Saat sedang asik berbincang, tiba-tiba dia mengeluarkan sebuah buku dari tasnya. Menyodorkan buku itu ke saya, meminta saya untuk membacanya dengan sedikit memaksa, karena tulisannya ada di buku itu. Agak sebal tapi juga penasaran, saya mulai membalik-balik halaman buku. Ternyata isinya adalah kumpulan artikel yang pernah diunggah di situs jakartabeat.net selama periode 2009-2010. Kontennya dibagi menjadi dua besar, tentang musik dan tentang fenomena sosial kehidupan manusia. Artikelnya bagus-bagus. Pun tulisan teman saya. Tulisannya berjudul “Bangku Taman : Tiga Menguak Jakarta”, tentang sebuah band indie dari Jogja yang diawal-awal karir manggungnya dibayar dengan gorengan. Makin tenggelam dalam bacaan, celotehan ceriwis teman saya pun hanya sayup-sayup mampir lewat di ujung pendengaran saya. Terkejut, saat mengetahui ada orang lain yang saya kenal juga memberikan kontribusi tulisan di buku ini. Orang itu adalah atasan saya di kantor yang lama. Seorang manager dengan pribadi unik, cerdas, dan wawasan tentang musik yang luas. Dia mengulas album grup duo “Endah N Rhesa” dalam artikel berjudul “Nowhere to Go : Album Folk-Jazz Minimalis yang Mendebarkan”. Hebat! Dari judulnya saja sudah menggoda. Sedangkan saya, mengulas Duo Maia atau Trio Macan saja nampaknya belum bisa. Jadi ingat, dulu saya dan atasan saya ini pernah sesekali berbincang di luar masalah pekerjaan. Dia pernah bertanya –saya lupa kalimat persisnya- yang intinya dia menanyakan saya, supaya saya bertanya ke diri saya, apakah saya berada di jalur pekerjaan yang tepat. Mengingatkan saya sebelum saya sadar merasa  “terjebak” suatu hari nanti di masa depan, dan sudah tidak ada kesempatan untuk kembali. Dengan mantap saya menjawab saya berada di jalur yang tepat. Saya bekerja di bidang brand development untuk industri Fast Moving Consumer Goods. Saya mencintai bidang pekerjaan ini. Mengatur strategi untuk membangun imej sebuah merek menurut saya sama seperti bermain catur, atau bermain game computer dengan genre strategi perang. Penuh dengan pertimbangan, ide, dan aksi utak-atik. Jadi, ya, sejauh ini saya menikmati pekerjaan saya. Walaupun, harus saya akui, terkadang pekerjaan ini membuat saya merasa lost. Alhamdulillah, pertemuan dengan teman saya ini membuat saya menemukan cara untuk bisa merasa utuh.

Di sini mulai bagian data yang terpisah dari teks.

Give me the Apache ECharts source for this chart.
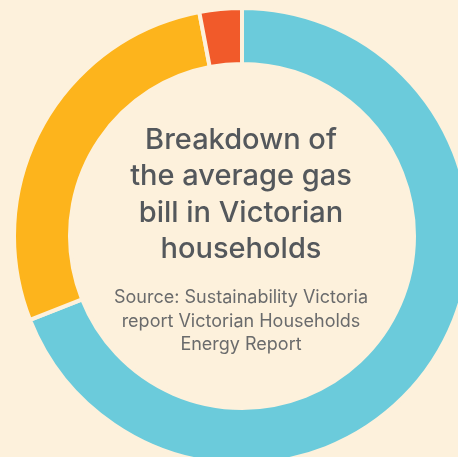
<!DOCTYPE html>
<html>
<head>
<meta charset="utf-8">
<script src="https://cdn.jsdelivr.net/npm/echarts@6/dist/echarts.min.js"></script>
<style>
  html, body { margin: 0; padding: 0; background: #FDF1DC; }
  #main { width: 458px; height: 457px; }
</style>
</head>
<body>
<div id="main"></div>
<script>
// 数据
var categories = ['Space heating', 'Water heating', 'Cooking'];
var values = [69, 28, 3];
var colors = ['#6BCBDB', '#FDB41C', '#F15A2A'];

var titleLines = ['Breakdown of', 'the average gas', 'bill in Victorian', 'households'];
var sourceLines = ['Source: Sustainability Victoria', 'report Victorian Households', 'Energy Report'];

var myChart = echarts.init(document.getElementById('main'));

myChart.setOption({
  backgroundColor: '#FDF1DC',
  animation: false,
  color: colors,
  graphic: [
    {
      type: 'text',
      x: 241,
      y: 122,
      style: {
        text: titleLines.join('\n'),
        textAlign: 'center',
        textVerticalAlign: 'top',
        fill: '#54585C',
        fontFamily: 'Inter',
        fontWeight: 500,
        fontSize: 29,
        lineHeight: 36.5
      }
    },
    {
      type: 'text',
      x: 241,
      y: 286,
      style: {
        text: sourceLines.join('\n'),
        textAlign: 'center',
        textVerticalAlign: 'top',
        fill: '#6A6B6C',
        fontFamily: 'Inter',
        fontSize: 18,
        lineHeight: 23.5
      }
    }
  ],
  series: [
    {
      type: 'pie',
      center: [242, 236],
      radius: [172, 228],
      startAngle: 90,
      clockwise: true,
      label: { show: false },
      labelLine: { show: false },
      emphasis: { disabled: true },
      itemStyle: {
        borderColor: '#FDF1DC',
        borderWidth: 4
      },
      data: categories.map(function (c, i) {
        return { name: c, value: values[i] };
      })
    }
  ]
});
</script>
</body>
</html>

Dua hari yang lalu, saya iri dengan seorang teman lama. Pertama, karena dia tidak berubah. Dia tetap menjadi dia. Tetap sederhana, tetap apa adanya, seperti jaman kuliah dulu. Tapi di sisi lain, dia semakin kaya raya. Kaya raya dalam pola pikir dan kosa kata. Kekayaan yang saya juga ingin punya.  Kedua, dia bisa menjaga cita-cita, dan menyeimbangkan hidupnya. Mengejar apa yang dia mau, tapi juga melakukan apa yang dunia mau. Sedangkan saya yang sekarang tidak bisa begitu. Saat dia bilang, “Kalau aku bisa nulis di akhir pekan dan nonton konser band minimal sebulan sekali, itu sudah cukup buatku, Bay”, membuat saya berpikir, “Lalu, apa yang cukup buat saya?”. Bukannya saya tidak bersyukur dengan adanya saya sekarang. Justru saya sangat bersyukur dengan pencapaian karir yang sudah saya peroleh dalam rentang waktu yang masih seumur bunga jagung. Tapi, semakin lama saya duduk berhadapan dengannya dan berbagi cerita, semakin sadar saya bahwa beberapa akar values saya sudah tercerabut dari tempatnya. Saya ingin menancapkan akar-akar itu kembali. Semoga bisa.
Pertemuan dengan teman lama dua hari lalu menggerakkan saya untuk mulai lagi menulis. Karena saya butuh untuk kembali utuh, feel content. Lagipula, walaupun hidup saya standar, tapi pasti ada fragmen-fragmen yang layak untuk didokumentasikan, bukan? Pun hidup orang lain. 
Jakarta, 11 Juni 2011

1 komentar:

  1. A dinner, a talk, a laugh, and sometimes reminiscing bittersweet memories with a friend are things that keep your head above the water.